The hyper-efficient SIMD sum is a good upper bound. That means more than 1 MB block sizes are probably overkill in most applications (of per-block linear computation). Most of the processing in our case takes more than 1 cycle per byte, so the 128 kB size is already plenty for me.

To put this all into perspective a bit: A "workload" for these experiments means going linearly over the data in each block, not skipping any bytes. You'll get different characteristics if you're striding over each block or if you need to pull in a lot of other data during processing. We also only measured processing overhead and each block was provided as a span<float const>. If you need to allocate blocks on demand or have other fixed per-block costs, this will shift the curves.

Finally, there are benefits to having the whole data set in a single contiguous block. Because now every API can accept span<T const> and subsetting as well as random access is trivial. But once you're forcing into chunks/blocks, the required block size for peak performance is quite a bit less than I expected.

Contributing

That being said, I haven't tested this on many systems yet.

The code (and my raw results) are hosted at github.com/solidean/bench-linear-access. Feel free to run the benchmark on your system (uv run create-charts.py can create the graphs for your results). It would be nice if we get a bit more coverage and see if the guideline generalizes to as many relevant modern systems as possible.
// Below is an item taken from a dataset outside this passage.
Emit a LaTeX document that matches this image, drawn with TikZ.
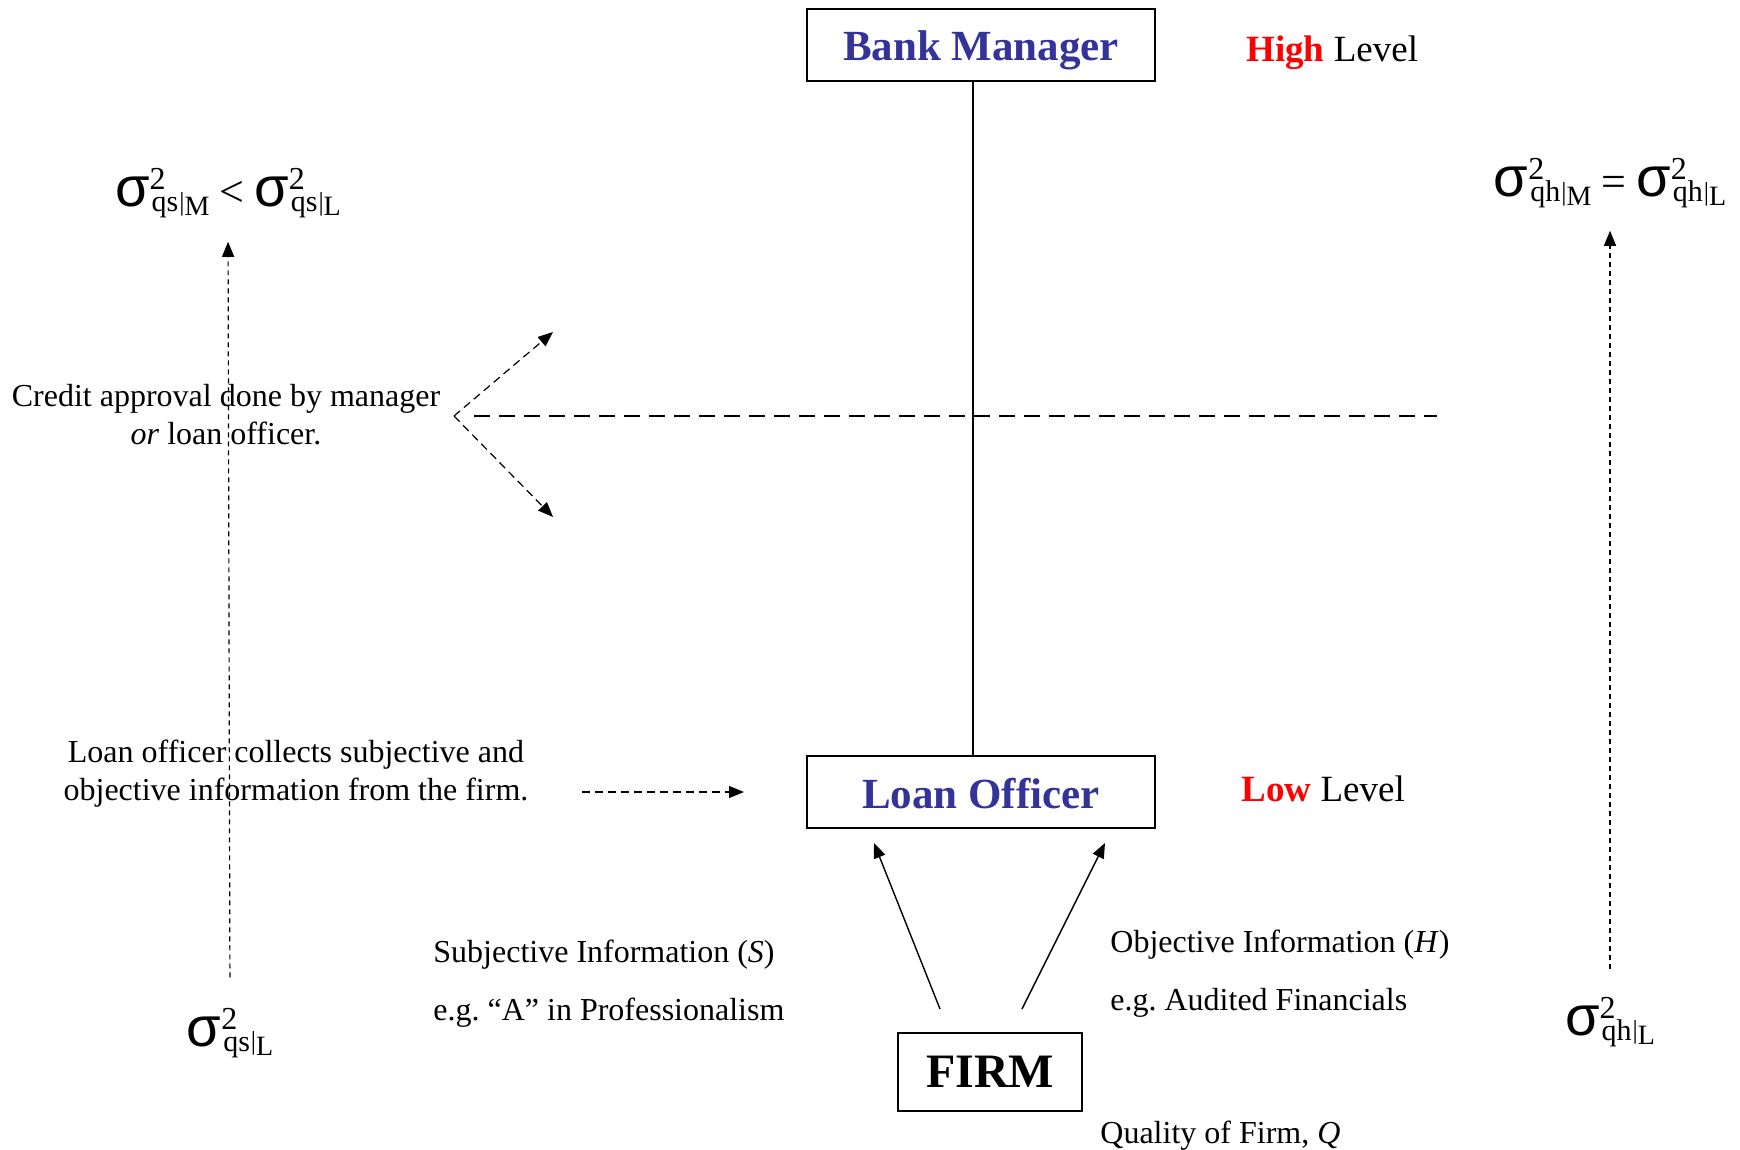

Regarding different experiments, I think it would be interesting to see:

• Does this stay the same when processing from multiple threads?
• What's the impact of striding?
• What's the impact of pulling from multiple blocks at the same time (think vertex attributes stored in different buffers)?
• What about combined read-and-write workloads?

Also, right now the measurement is relatively noisy. Is that inherent or can we make this more stable (without just running everything 100x as often)? Right now the whole benchmark takes 1-3 minutes.